My FMS Mustang flies with a four bladed 16x6 prop and a wingspan of 1600mm. However, there is a huge drain on the 4 cell 3700 battery. To overcome this problem, I have been advised to use a two bladed or a three bladed prop. Could anyone on the forum, advise me of what size to go for with either a two or three bladed prop ? Appreciate any advise !!

FMS do not make a 1600mm Mustang to my knowledge - lots of 1400s and definitely some 1700s (though I am not sure they are still available), but no 1600s. That means it may be a Starmax, or you may have the span wrong in your OP.

Either way we need more precise details of model and motor specs (especially the Kv) to make a recommendation.
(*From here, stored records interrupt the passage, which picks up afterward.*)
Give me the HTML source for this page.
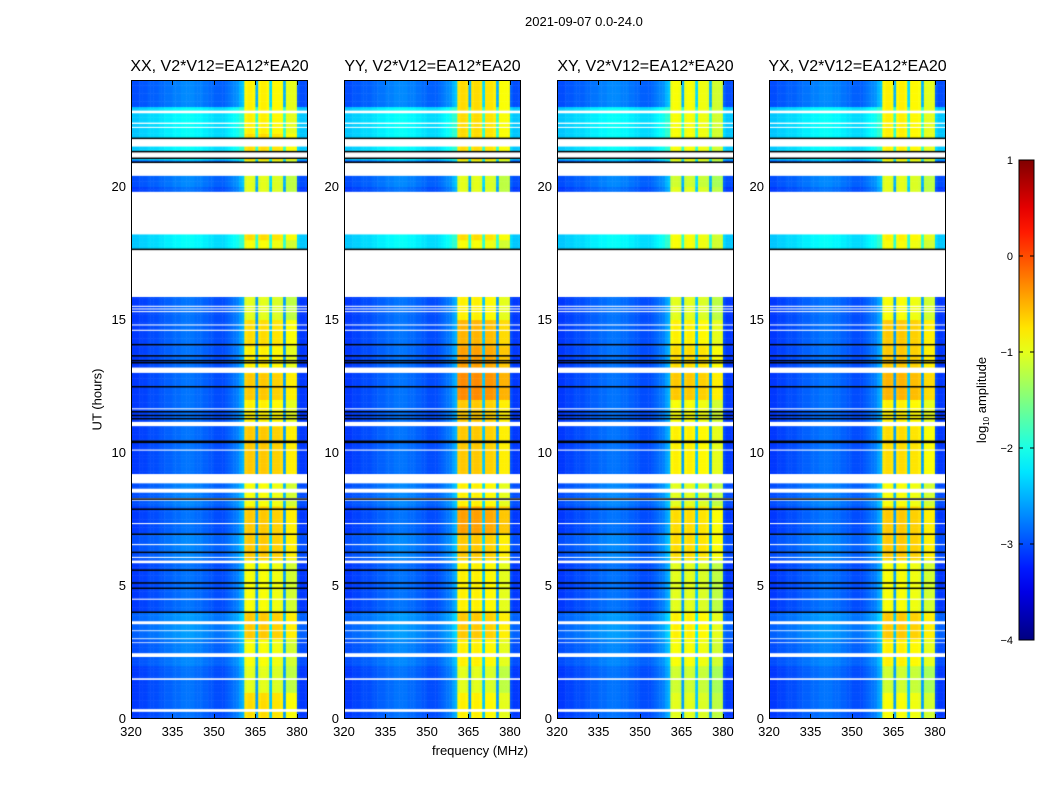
<!DOCTYPE html>
<html><head><meta charset="utf-8">
<style>
body{margin:0;background:#fff;width:1050px;height:800px;position:relative;overflow:hidden;font-family:"Liberation Sans",sans-serif;color:#000}
.abs{position:absolute}
.panel{position:absolute;top:80px;width:177px;height:639px;border:1px solid #000;box-sizing:border-box}
canvas{position:absolute;top:80px}
.t{position:absolute;font-size:13px;white-space:nowrap}
</style></head><body>
<div class="t" style="left:525px;top:14px">2021-09-07 0.0-24.0</div>
<div class="t" style="left:66px;top:392px;transform:rotate(-90deg)">UT (hours)</div>
<div class="t" style="left:432px;top:743px">frequency (MHz)</div>
<div id="root"></div>
<svg class="abs" style="left:0;top:0" width="1050" height="800" id="cb"></svg>
<script>
// ---- data ----
const panelNames = ["XX, V2*V12=EA12*EA20","YY, V2*V12=EA12*EA20","XY, V2*V12=EA12*EA20","YX, V2*V12=EA12*EA20"];
const freqBins = []; for (let f = 320; f < 384; f++) freqBins.push(f);
// column profile (log10 amplitude) per MHz bin 320..383
const colProfile = [-3.1,-3.1,-3.1,-3.05,-3.05,-3.05,-3.0,-3.0,-3.0,-3.0,-2.95,-2.95,-2.9,-2.9,-2.9,-2.85,-2.85,-2.85,-2.8,-2.8,-2.8,-2.8,-2.8,-2.85,-2.85,-2.85,-2.9,-2.9,-2.95,-2.95,-3.0,-3.0,-3.0,-3.0,-2.95,-2.9,-2.85,-2.8,-2.75,-2.6,-2.5,
  -0.95,-0.9,-0.9,-0.95,-2.6,-0.95,-0.9,-0.9,-0.95,-2.4,-0.95,-0.95,-0.95,-1.0,-2.6,-1.1,-1.1,-1.1,-1.1,-3.0,-3.1,-3.1,-3.1];
// band boost per hour (0..23) per panel
const bandXX = [0.2,-0.1,0.0,0.3,0.0,0.0,0.3,0.3,0.0,0.3,0.3,0.1,0.3,0.1,0.2,-0.1,0,0,0.2,-0.1,-0.1,0.2,0.1,0.1];
const bandYY = [0.1,-0.1,0.1,0.3,0.1,0.1,0.3,0.5,0.1,0.3,0.3,0.3,0.6,0.5,0.4,0.1,0,0,0.2,-0.1,-0.1,0.2,0.2,0.2];
const bandXY = [-0.1,-0.2,0.0,0.1,-0.1,-0.1,0.2,0.2,-0.1,0.1,0.1,0.0,0.3,0.2,0.1,-0.1,0,0,0.0,-0.1,-0.2,0.0,0.0,0.0];
const bandYX = [0.0,-0.2,0.1,0.3,0.0,0.0,0.3,0.3,0.0,0.2,0.2,0.1,0.4,0.3,0.3,0.0,0,0,0.1,-0.1,-0.1,0.1,0.1,0.1];
const bandBoost = [bandXX,bandYY,bandXY,bandYX];
// background offset per hour
const bgHour = [0.0,0.0,0.1,0.2,0.0,0.0,0.1,0.0,0.1,0.0,0.0,0.0,0.0,0.0,0.0,0.0,0,0.7,0.7,0,0.1,0.7,0.7,0.1];
const gapStart = [0.27,1.47,2.33,2.85,3.0,3.3,3.56,4.48,5.85,6.05,6.53,7.32,8.2,8.5,8.85,10.08,11.0,11.63,13.0,14.58,14.78,15.28,15.38,15.48,15.85,18.2,20.4,21.05,21.5,22.2,22.35,22.75];
const gapEnd   = [0.37,1.53,2.47,2.88,3.03,3.33,3.67,4.52,5.95,6.09,6.57,7.36,8.3,8.65,9.2,10.12,11.16,11.67,13.2,14.62,14.82,15.32,15.42,15.52,17.65,19.8,20.9,21.3,21.8,22.24,22.4,22.85];
const blackLines = [4.0,4.9,5.1,5.58,6.25,6.93,7.87,8.25,10.38,10.42,11.27,11.39,11.53,12.47,13.37,13.45,13.63,14.05,17.63,20.9,21.05,21.3,21.8];
const xTicks = [320,335,350,365,380];
const yTicks = [0,5,10,15,20];
const cbTicks = [1,0,-1,-2,-3,-4];
// ---- layout ----
const panelLeft = [131,344,557,769], PW = 177, PH = 639, TOP = 80;
const xs = f => (f - 320) / 64 * PW;
const ys = h => PH - h / 24 * PH;
function jet(v){
  let t = Math.max(0, Math.min(1, (v + 4) / 5));
  const r = Math.max(0, Math.min(1, 1.5 - Math.abs(4*t - 3)));
  const g = Math.max(0, Math.min(1, 1.5 - Math.abs(4*t - 2)));
  const b = Math.max(0, Math.min(1, 1.5 - Math.abs(4*t - 1)));
  return `rgb(${Math.round(r*255)},${Math.round(g*255)},${Math.round(b*255)})`;
}
const root = document.getElementById('root');
panelNames.forEach((name, p) => {
  const L = panelLeft[p];
  const c = document.createElement('canvas');
  
  
  c.width = PW; c.height = PH; c.style.left = L + 'px';
  root.appendChild(c);
  const ctx = c.getContext('2d');
  const steps = 240;
  for (let i = 0; i < freqBins.length; i++) {
    const f = freqBins[i], base = colProfile[i], inBand = base > -2;
    for (let k = 0; k < steps; k++) {
      const h = k * 24 / steps, hr = Math.floor(h);
      const v = inBand ? base + bandBoost[p][hr] : Math.min(base + bgHour[hr], -1.9);
      ctx.fillStyle = jet(v);
      const x0 = xs(f), x1 = xs(f + 1), y0 = ys(h + 0.1), y1 = ys(h);
      ctx.fillRect(x0, y0, x1 - x0 + 0.5, y1 - y0 + 0.5);
    }
  }
  ctx.fillStyle = '#fff';
  gapStart.forEach((s, i) => { ctx.fillRect(0, ys(gapEnd[i]), PW, ys(s) - ys(gapEnd[i])); });
  ctx.fillStyle = '#000';
  blackLines.forEach(h => ctx.fillRect(0, ys(h) - 1, PW, 1.5));
  const fr = document.createElement('div');
  fr.className = 'panel'; fr.style.left = L + 'px';
  
  
  root.appendChild(fr);
  const tt = document.createElement('div');
  tt.className = 't'; tt.textContent = name;
  tt.style.cssText = `left:${L + PW/2}px;top:58px;font-size:16px;transform:translateX(-50%)`;
  
  
  root.appendChild(tt);
  xTicks.forEach(f => {
    const d = document.createElement('div');
    d.className = 't'; d.textContent = f;
    d.style.cssText = `left:${L + xs(f)}px;top:724px;transform:translateX(-50%)`;
    
    
    root.appendChild(d);
    ['top','bottom'].forEach(side => {
      const tk = document.createElement('div');
      tk.className = 'abs';
      tk.style.cssText = `left:${L + xs(f)}px;width:1px;height:5px;background:#000;` + (side==='top'?`top:${TOP}px`:`top:${TOP+PH-5}px`);
      
      
      root.appendChild(tk);
    });
  });
  yTicks.forEach(h => {
    const d = document.createElement('div');
    d.className = 't'; d.textContent = h;
    d.style.cssText = `left:${L - 5}px;top:${TOP + ys(h) - 8}px;transform:translateX(-100%)`;
    
    
    root.appendChild(d);
  });
});
// colorbar
const cb = document.getElementById('cb');
const CBX = 1019, CBW = 15, CBT = 160, CBB = 640;
const cbY = v => CBB - (v + 4) / 5 * (CBB - CBT);
let s = '<defs><linearGradient id="jg" x1="0" y1="1" x2="0" y2="0">';
for (let i = 0; i <= 20; i++) { s += `<stop offset="${i/20}" stop-color="${jet(-4 + i/4)}"/>`; }
s += '</linearGradient></defs>';
s += `<rect x="${CBX}" y="${CBT}" width="${CBW}" height="${CBB-CBT}" fill="url(#jg)" stroke="#000" stroke-width="1"/>`;
cbTicks.forEach(v => {
  s += `<text x="${CBX-6}" y="${cbY(v)+4}" text-anchor="end" font-size="11" font-family="Liberation Sans, sans-serif">${v<0?'\u2212'+(-v):v}</text>`;
  s += `<line x1="${CBX}" x2="${CBX+4}" y1="${cbY(v)}" y2="${cbY(v)}" stroke="#000"/><line x1="${CBX+CBW-4}" x2="${CBX+CBW}" y1="${cbY(v)}" y2="${cbY(v)}" stroke="#000"/>`;
});
s += `<text transform="translate(986,400) rotate(-90)" text-anchor="middle" font-size="13" font-family="Liberation Sans, sans-serif">log<tspan font-size="8" dy="3">10</tspan><tspan dy="-3"> amplitude</tspan></text>`;
cb.innerHTML = s;
</script>
</body></html>
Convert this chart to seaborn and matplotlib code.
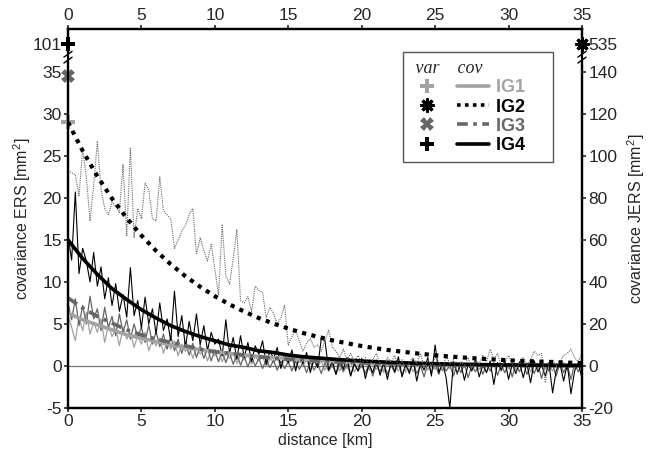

However it is now pretty standard to re-motor and change the prop on the 1400mm foamie warbirds for 6S operation; they are all a bit undercooked on 4S. If you go to RCGroups and search there on "6S [manufacturer name] mustang conversion" you should get lots of hits recommending powertrain components.

Posted by ericrw on 10/05/2017 09:16:12:

I`ll try two 3cell batteries; but is it possible that faulty ESC could have an effect on the power drain ?

It is highly unlikely the ESC has anything to do with your problem - remember it is the motor and prop specs that define the current draw, not the ESC.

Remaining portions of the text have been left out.